The understanding of the accuracy and the stability of the numerical method is very important in developing robust wake methodology. The accuracy of the straight-line segmentation method has been examined for a vortex ring and helical vortex, and it has been shown to be second-order accurate. However, a minimum discretization of ten degrees is shown to be required to obtain second-order accuracy and also keep the maximum error in the induced velocity field less than 10%. Linear and nonlinear numerical stability of various time-marching schemes were also examined, and a two-step backward differencing scheme was chosen. The overall numerical solution was demonstrated to converge with a second-order accuracy.

The nonlinear unsteady aerodynamics of the blade section was modeled using the Leishman--Beddoes dynamic stall model modified for wind turbine applications. The numerical simulations captured the dynamics of the unsteady flow over the airfoil surface for both attached and stalled flow conditions. Validation of the numerical predictions of the aerodynamic force coefficients against measurements obtained for the S809 airfoil showed overall good agreement. It has been shown that with a proper representation of the static stall characteristics, this model can be used to predict dynamic stall for airfoil sections typical of those used for wind turbine applications. The unsteady airfoil model coupled with the blade model also adequately represented the three-dimensionality of the unsteady flow field for a parked blade, under both steady and unsteady flow conditions.

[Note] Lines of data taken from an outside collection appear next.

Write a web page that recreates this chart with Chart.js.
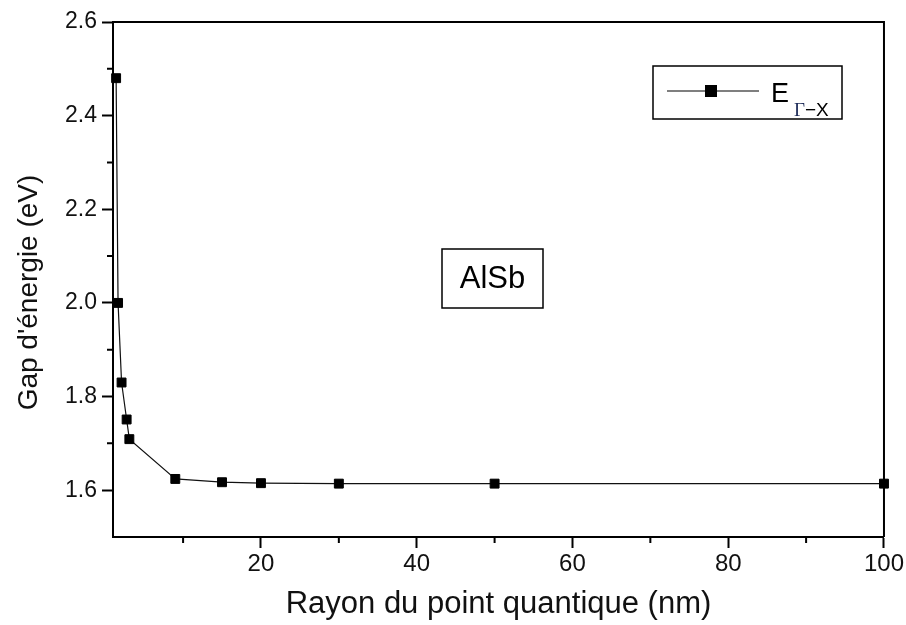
<!DOCTYPE html>
<html>
<head>
<meta charset="utf-8">
<title>AlSb - Gap d'énergie</title>
<script src="https://cdn.jsdelivr.net/npm/chart.js@4.4.1/dist/chart.umd.min.js"></script>
<style>
  html, body { margin: 0; padding: 0; background: #fff; }
  #wrap { width: 906px; height: 625px; position: relative; }
</style>
</head>
<body>
<div id="wrap"><canvas id="gapChart"></canvas></div>
<script>
// rayon du point quantique (nm) et gap Γ-X (eV)
const radius = [1.4, 1.65, 2.1, 2.75, 3.1, 9, 15, 20, 30, 50, 100];
const gap = [2.48, 2.00, 1.83, 1.751, 1.709, 1.624, 1.617, 1.615, 1.614, 1.614, 1.614];

const xTicks = [20, 40, 60, 80, 100];
const xMinor = [10, 30, 50, 70, 90];
const yTicks = [1.6, 1.8, 2.0, 2.2, 2.4, 2.6];
const yMinor = [1.7, 1.9, 2.1, 2.3, 2.5];

const sans = "'Liberation Sans', Arial, sans-serif";

// box frame, minor ticks, y title, legend and material label
const extras = {
  id: 'extras',
  afterDraw(chart) {
    const ctx = chart.ctx;
    const a = chart.chartArea;
    const sx = chart.scales.x, sy = chart.scales.y;
    ctx.save();
    ctx.strokeStyle = '#000';
    ctx.lineWidth = 2;
    ctx.beginPath();
    ctx.moveTo(a.left, a.top);
    ctx.lineTo(a.right, a.top);
    ctx.lineTo(a.right, a.bottom);
    ctx.stroke();

    ctx.beginPath();
    xMinor.forEach(v => {
      const px = sx.getPixelForValue(v);
      ctx.moveTo(px, a.bottom);
      ctx.lineTo(px, a.bottom + 6);
    });
    yMinor.forEach(v => {
      const py = sy.getPixelForValue(v);
      ctx.moveTo(a.left, py);
      ctx.lineTo(a.left - 6, py);
    });
    ctx.stroke();

    // y axis title
    ctx.save();
    ctx.translate(29, (a.top + a.bottom) / 2 + 13);
    ctx.rotate(-Math.PI / 2);
    ctx.fillStyle = '#111';
    ctx.font = '28px ' + sans;
    ctx.textAlign = 'center';
    ctx.textBaseline = 'middle';
    ctx.fillText("Gap d'énergie (eV)", 0, 0);
    ctx.restore();

    // legend
    const lx = a.left + 540, ly = a.top + 44;
    ctx.lineWidth = 1.5;
    ctx.strokeRect(lx, ly, 189, 53);
    ctx.lineWidth = 1.2;
    ctx.beginPath();
    ctx.moveTo(lx + 14, ly + 25);
    ctx.lineTo(lx + 106, ly + 25);
    ctx.stroke();
    ctx.fillStyle = '#000';
    ctx.fillRect(lx + 58 - 6, ly + 25 - 6, 12, 12);
    ctx.textBaseline = 'alphabetic';
    ctx.textAlign = 'left';
    ctx.font = '27px ' + sans;
    ctx.fillText('E', lx + 118, ly + 36);
    ctx.fillStyle = '#1c2a58';
    ctx.font = "19px 'Liberation Serif', serif";
    ctx.fillText('Γ', lx + 141, ly + 50);
    ctx.fillStyle = '#000';
    ctx.font = '19px ' + sans;
    ctx.fillText('−X', lx + 152, ly + 50);

    // material label
    const bx = a.left + 329, by = a.top + 227;
    ctx.lineWidth = 1.5;
    ctx.strokeRect(bx, by, 101, 59);
    ctx.font = '31px ' + sans;
    ctx.textAlign = 'center';
    ctx.textBaseline = 'middle';
    ctx.fillText('AlSb', bx + 50.5, by + 30);
    ctx.restore();
  }
};

new Chart(document.getElementById('gapChart'), {
  type: 'scatter',
  data: {
    datasets: [{
      label: 'E Γ-X',
      data: radius.map((r, i) => ({ x: r, y: gap[i] })),
      showLine: true,
      clip: false,
      borderColor: '#111',
      borderWidth: 1.2,
      backgroundColor: '#000',
      pointStyle: 'rect',
      pointRadius: 6.3,
      pointBorderWidth: 1,
      pointBorderColor: '#000'
    }]
  },
  options: {
    responsive: true,
    maintainAspectRatio: false,
    animation: false,
    layout: { padding: { top: 22, right: 22, left: 0, bottom: 0 } },
    plugins: { legend: { display: false }, tooltip: { enabled: false } },
    scales: {
      x: {
        type: 'linear',
        min: 1,
        max: 100,
        afterBuildTicks: s => { s.ticks = xTicks.map(v => ({ value: v })); },
        afterFit: s => { s.height = 88; },
        grid: { drawOnChartArea: false, tickLength: 11, tickWidth: 2, tickColor: '#000' },
        border: { color: '#000', width: 2 },
        ticks: { color: '#111', font: { family: sans, size: 24 }, padding: 2, maxRotation: 0 },
        title: {
          display: true,
          text: 'Rayon du point quantique (nm)',
          color: '#111',
          font: { family: sans, size: 31 },
          padding: { top: 0, bottom: 2 }
        }
      },
      y: {
        min: 1.5,
        max: 2.6,
        afterBuildTicks: s => { s.ticks = yTicks.map(v => ({ value: v })); },
        afterFit: s => { s.width = 113; },
        grid: { drawOnChartArea: false, tickLength: 11, tickWidth: 2, tickColor: '#000' },
        border: { color: '#000', width: 2 },
        ticks: { color: '#111', font: { family: sans, size: 23 }, padding: 5, callback: v => v.toFixed(1) }
      }
    }
  },
  plugins: [extras]
});
</script>
</body>
</html>
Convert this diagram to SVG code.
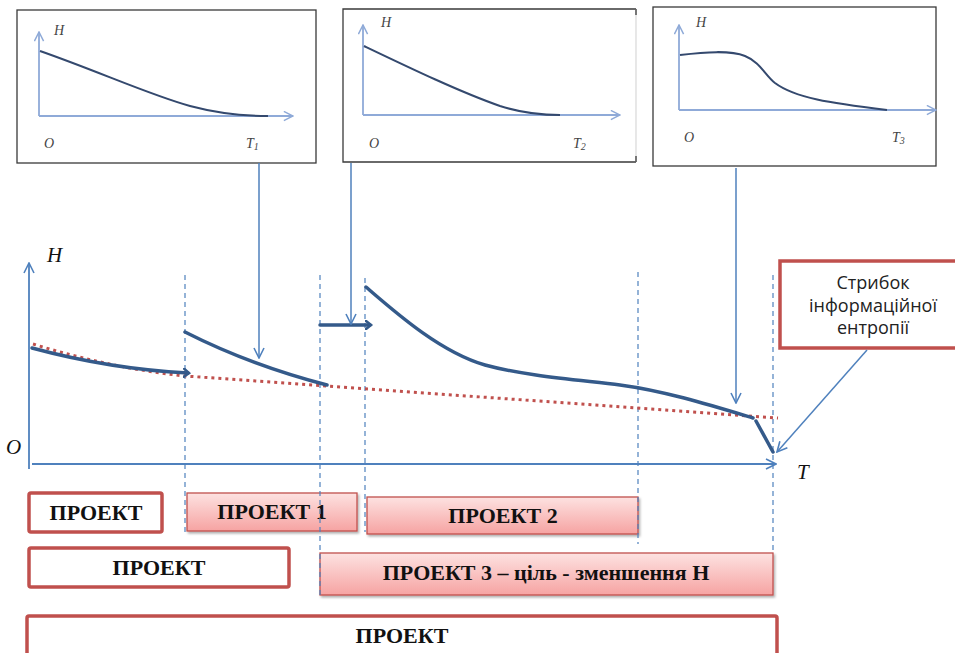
<svg xmlns="http://www.w3.org/2000/svg" width="955" height="653" viewBox="0 0 955 653">
  <defs>
    <style>
      .frame { fill: #ffffff; stroke: #3a3a3a; stroke-width: 1.3; }
      .miniaxis { fill: none; stroke: #8faad8; stroke-width: 1.8; }
      .minicurve { fill: none; stroke: #34496e; stroke-width: 2; }
      .minilbl { font-family: "Liberation Serif", serif; font-style: italic; font-size: 14px; fill: #444; }
      .axis { fill: none; stroke: #4f81bd; stroke-width: 1.8; }
      .guide { fill: none; stroke: #4f81bd; stroke-width: 1.2; stroke-dasharray: 5 4; }
      .curve { fill: none; stroke: #345a8a; stroke-width: 3.5; stroke-linecap: round; }
      .trend { fill: none; stroke: #c0504d; stroke-width: 3; stroke-dasharray: 3 4; }
      .pointer { fill: none; stroke: #4f81bd; stroke-width: 1.5; }
      .big { font-family: "Liberation Serif", serif; font-style: italic; font-size: 21px; fill: #111; }
      .plain { fill: #ffffff; stroke: #c0504d; stroke-width: 3.5; }
      .phase { fill: url(#pink); stroke: #c0504d; stroke-width: 1.3; filter: url(#shade); }
      .lbl { font-family: "Liberation Serif", serif; font-weight: bold; font-size: 22px; fill: #111; text-anchor: middle; }
      .note { font-family: "Open Sans", "Liberation Sans", sans-serif; font-size: 18px; fill: #222; text-anchor: middle; }
    </style>
    <linearGradient id="pink" x1="0" y1="0" x2="0" y2="1">
      <stop offset="0" stop-color="#fde2e1"/>
      <stop offset="1" stop-color="#f6a3a2"/>
    </linearGradient>
    <filter id="shade" x="-5%" y="-20%" width="110%" height="150%">
      <feDropShadow dx="1.5" dy="2" stdDeviation="1.2" flood-color="#000" flood-opacity="0.3"/>
    </filter>
    <marker id="open" viewBox="0 0 12 12" refX="11" refY="6" markerWidth="12" markerHeight="12" markerUnits="userSpaceOnUse" orient="auto">
      <path d="M1,1 L11,6 L1,11" fill="none" stroke="#4f81bd" stroke-width="1.6"/>
    </marker>
    <marker id="openMini" viewBox="0 0 12 12" refX="11" refY="6" markerWidth="11" markerHeight="11" markerUnits="userSpaceOnUse" orient="auto">
      <path d="M1,1 L11,6 L1,11" fill="none" stroke="#8faad8" stroke-width="1.6"/>
    </marker>
    <marker id="hook" viewBox="0 0 10 10" refX="5" refY="5" markerWidth="10" markerHeight="10" markerUnits="userSpaceOnUse" orient="auto">
      <path d="M1,1 L6,5 L1,9" fill="none" stroke="#345a8a" stroke-width="2.6" stroke-linecap="round"/>
    </marker>
  </defs>

  <!-- Entropy sketches for the three stages -->
  <g id="sketch-1">
    <rect class="frame" x="17" y="10" width="299" height="153"/>
    <path class="miniaxis" d="M39,116 V32" marker-end="url(#openMini)"/>
    <path class="miniaxis" d="M39,116 H293" marker-end="url(#openMini)"/>
    <path class="minicurve" d="M40,51 C100,72 150,95 190,106 C220,114 245,116 268,116"/>
    <text class="minilbl" x="54" y="35">H</text>
    <text class="minilbl" x="44" y="148">O</text>
    <text class="minilbl" x="246" y="148">T<tspan font-size="10" dy="2">1</tspan></text>
  </g>

  <g id="sketch-2">
    <path class="frame" d="M636,9 H343 V162 H636" />
    <path d="M636,9 V162" fill="none" stroke="#d8d8d8" stroke-width="1.2"/>
    <path d="M636,9 V15 M636,156 V162" fill="none" stroke="#3a3a3a" stroke-width="1.3"/>
    <path class="miniaxis" d="M363,115 V25" marker-end="url(#openMini)"/>
    <path class="miniaxis" d="M363,115 H620" marker-end="url(#openMini)"/>
    <path class="minicurve" d="M364,46 C410,68 460,92 500,106 C525,114 545,115 560,115"/>
    <text class="minilbl" x="381" y="27">H</text>
    <text class="minilbl" x="369" y="148">O</text>
    <text class="minilbl" x="573" y="148">T<tspan font-size="10" dy="2">2</tspan></text>
  </g>

  <g id="sketch-3">
    <rect class="frame" x="653" y="7" width="283" height="159"/>
    <path class="miniaxis" d="M679,110 V25" marker-end="url(#openMini)"/>
    <path class="miniaxis" d="M679,110 H936" marker-end="url(#openMini)"/>
    <path class="minicurve" d="M680,55 C705,52 730,50 745,56 C760,62 765,75 775,83 C795,98 830,103 887,110"/>
    <text class="minilbl" x="696" y="27">H</text>
    <text class="minilbl" x="684" y="142">O</text>
    <text class="minilbl" x="892" y="142">T<tspan font-size="10" dy="2">3</tspan></text>
  </g>

  <!-- Main time axis and entropy axis -->
  <g id="axes">
    <path class="axis" d="M29,469 V263" marker-end="url(#open)"/>
    <path class="axis" d="M32,464 H776" marker-end="url(#open)"/>
    <text class="big" x="47" y="262">H</text>
    <text class="big" x="6" y="454">O</text>
    <text class="big" x="797" y="479">T</text>
  </g>

  <!-- Project phases -->
  <g id="phase-a">
    <rect class="plain" x="29" y="493" width="133" height="39" rx="2"/>
    <text class="lbl" x="96" y="520">ПРОЕКТ</text>
  </g>
  <g id="phase-1">
    <rect class="phase" x="187" y="493" width="170" height="38"/>
    <text class="lbl" x="272" y="519">ПРОЕКТ 1</text>
  </g>
  <g id="phase-2">
    <rect class="phase" x="367" y="497" width="271" height="37"/>
    <text class="lbl" x="503" y="523">ПРОЕКТ 2</text>
  </g>
  <g id="phase-b">
    <rect class="plain" x="29" y="548" width="260" height="39" rx="2"/>
    <text class="lbl" x="159" y="575">ПРОЕКТ</text>
  </g>
  <g id="phase-3">
    <rect class="phase" x="320" y="553" width="453" height="42"/>
    <text class="lbl" x="546" y="580">ПРОЕКТ 3 – ціль - зменшення Н</text>
  </g>
  <g id="phase-c">
    <rect class="plain" x="27" y="616" width="750" height="40" rx="2"/>
    <text class="lbl" x="402" y="643">ПРОЕКТ</text>
  </g>

  <!-- Callout -->
  <g id="callout">
    <rect class="plain" x="780" y="261" width="180" height="87"/>
    <text class="note" x="873" y="289">Стрибок</text>
    <text class="note" x="873" y="312">інформаційної</text>
    <text class="note" x="873" y="334">ентропії</text>
  </g>

  <!-- Stage boundaries, entropy curves and pointers -->
  <g id="connectors">
    <path class="guide" d="M185,275 V532"/>
    <path class="guide" d="M320,275 V595"/>
    <path class="guide" d="M365,278 V532"/>
    <path class="guide" d="M638,272 V544"/>
    <path class="guide" d="M773,275 V552"/>

    <path class="trend" d="M33,344 Q110,368 185,376 L778,418"/>

    <path class="curve" d="M32,348 Q110,369 188,373" marker-end="url(#hook)"/>
    <path class="curve" d="M185,332 Q250,365 327,385"/>
    <path class="curve" d="M320,325 H370" marker-end="url(#hook)"/>
    <path class="curve" d="M366,287 C395,312 440,352 485,365 C525,376 580,380 620,385 C665,391 710,405 753,418"/>
    <path class="curve" d="M756,421 L773,452"/>

    <path class="pointer" d="M259,163 V358" marker-end="url(#open)"/>
    <path class="pointer" d="M351,163 V324" marker-end="url(#open)"/>
    <path class="pointer" d="M736,168 V403" marker-end="url(#open)"/>
    <path class="pointer" d="M867,350 L777,452" marker-end="url(#open)"/>
  </g>
</svg>
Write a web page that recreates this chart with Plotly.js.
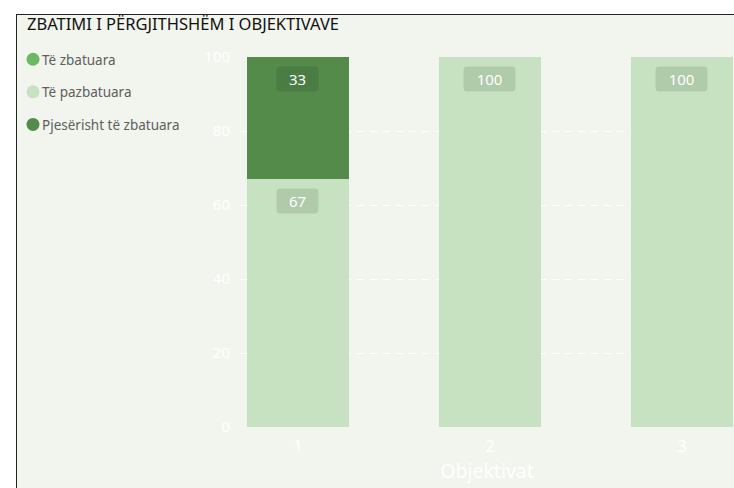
<!DOCTYPE html>
<html>
<head>
<meta charset="utf-8">
<script src="https://cdn.plot.ly/plotly-3.0.1.min.js"></script>
<style>
html,body{margin:0;padding:0;background:#ffffff;overflow:hidden;width:734px;height:488px;}
#frame{position:absolute;left:16px;top:14px;width:800px;height:600px;background:#f1f5ee;border:1px solid #222;}
#chart{position:absolute;left:0;top:0;width:734px;height:488px;}
</style>
</head>
<body>
<div id="frame"></div>
<div id="chart"></div>
<script>
const categories = [1, 2, 3];
const zbatuara = [0, 0, 0];
const pazbatuara = [67, 100, 100];
const pjeserisht = [33, 0, 0];
const seriesNames = ["Të zbatuara", "Të pazbatuara", "Pjesërisht të zbatuara"];
const seriesColors = ["#6db862", "#c6e2c1", "#548a4a"];
const labelBg = ["#5ea453", "#b0cbaa", "#4b7c43"];
const yTicks = [0, 20, 40, 60, 80, 100];

const values = [zbatuara, pazbatuara, pjeserisht];
const traces = [];
const stackOrder = [1, 0, 2];
stackOrder.forEach(i => {
  traces.push({
    type: 'bar', x: categories, y: values[i], name: seriesNames[i],
    marker: {color: seriesColors[i]}, width: 0.531, showlegend: false,
    hoverinfo: 'skip'
  });
});
[0, 1, 2].forEach(i => {
  traces.push({
    type: 'scatter', mode: 'markers', x: [null], y: [null], name: seriesNames[i],
    marker: {color: seriesColors[i], size: 13, symbol: 'circle'},
    legendgroup: 'g' + i, showlegend: true
  });
});

const annotations = [];
categories.forEach((c, k) => {
  let base = 0;
  stackOrder.forEach(i => {
    const v = values[i][k];
    if (v > 0) {
      const txt = String(v);
      annotations.push({
        x: c, y: base + v, xref: 'x', yref: 'y', text: txt,
        showarrow: false, yanchor: 'top', yshift: -9,
        width: 13 + 10 * txt.length, height: 16,
        font: {family: 'Noto Sans, sans-serif', size: 15, color: '#ffffff'},
        bgcolor: labelBg[i], borderpad: 4
      });
    }
    base += v;
  });
});

const layout = {
  width: 734, height: 488,
  paper_bgcolor: 'rgba(0,0,0,0)', plot_bgcolor: 'rgba(0,0,0,0)',
  margin: {l: 240, r: 0, t: 57, b: 61},
  barmode: 'stack', bargap: 0,
  showlegend: true,
  title: {text: 'ZBATIMI I PËRGJITHSHËM I OBJEKTIVAVE', x: 27/734, xanchor: 'left', y: 1 - 24/488, yanchor: 'middle',
          font: {family: 'Noto Sans, sans-serif', size: 16.5, color: '#111111'}},
  legend: {x: -227/494, xanchor: 'left', y: 1 + 13/370, yanchor: 'top', yref: 'paper',
           font: {family: 'Noto Sans, sans-serif', size: 13.5, color: '#605e5c'},
           bgcolor: 'rgba(0,0,0,0)', tracegroupgap: 12, itemwidth: 30,
           traceorder: 'grouped'},
  xaxis: {range: [0.698, 3.271], tickvals: categories, ticktext: categories.map(String),
          showgrid: false, zeroline: false, showline: false, ticklabelstandoff: 8,
          tickfont: {family: 'Noto Sans, sans-serif', size: 16, color: '#ffffff'},
          title: {text: 'Objektivat', standoff: 7, font: {family: 'Noto Sans, sans-serif', size: 19.5, color: '#ffffff'}}},
  yaxis: {range: [0, 100], tickvals: yTicks, showgrid: true, gridcolor: '#ffffff', griddash: '7px,6px', gridwidth: 1,
          zeroline: false, showline: false, ticklabelstandoff: 9,
          tickfont: {family: 'Noto Sans, sans-serif', size: 15, color: '#ffffff'}},
  annotations: annotations
};

Plotly.newPlot('chart', traces, layout, {displayModeBar: false, staticPlot: true}).then(gd => {
  // rounded label boxes
  gd.querySelectorAll('.annotation-text-g rect.bg').forEach(r => { r.setAttribute('rx', 4); r.setAttribute('ry', 4); });
  // tighter gap between legend marker and text
  gd.querySelectorAll('.legend .legendtext').forEach(t => {
    const x = parseFloat(t.getAttribute('x')) || 40;
    t.setAttribute('x', x - 11);
  });
});
</script>
</body>
</html>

The wake geometry solution integrated with the blade model was then used to predict the performance and airloads for a wind turbine tested under controlled conditions. It has been shown that it is important to accurately predict the transient wake aerodynamics to obtain accurate estimates of the unsteady airloads and power output. The skewed wake geometry behind an upwind wind turbine was successfully predicted in yawed flow conditions over a range of yaw angles and tip speed ratios. Measurements from the Phase {VI} of the NREL/NASA Ames wind tunnel test were used for validating the predictions of performance and airloads. The variation of the turbine thrust and the aerodynamic power output with wind speed was adequately predicted. Spanwise distributions of the aerodynamic coefficients were represented well, and encouraging agreement was obtained against the measured coefficients. The azimuthal variation of loads showed that the unsteady aerodynamic behavior of the the wind turbine was adequately represented, with some exceptions.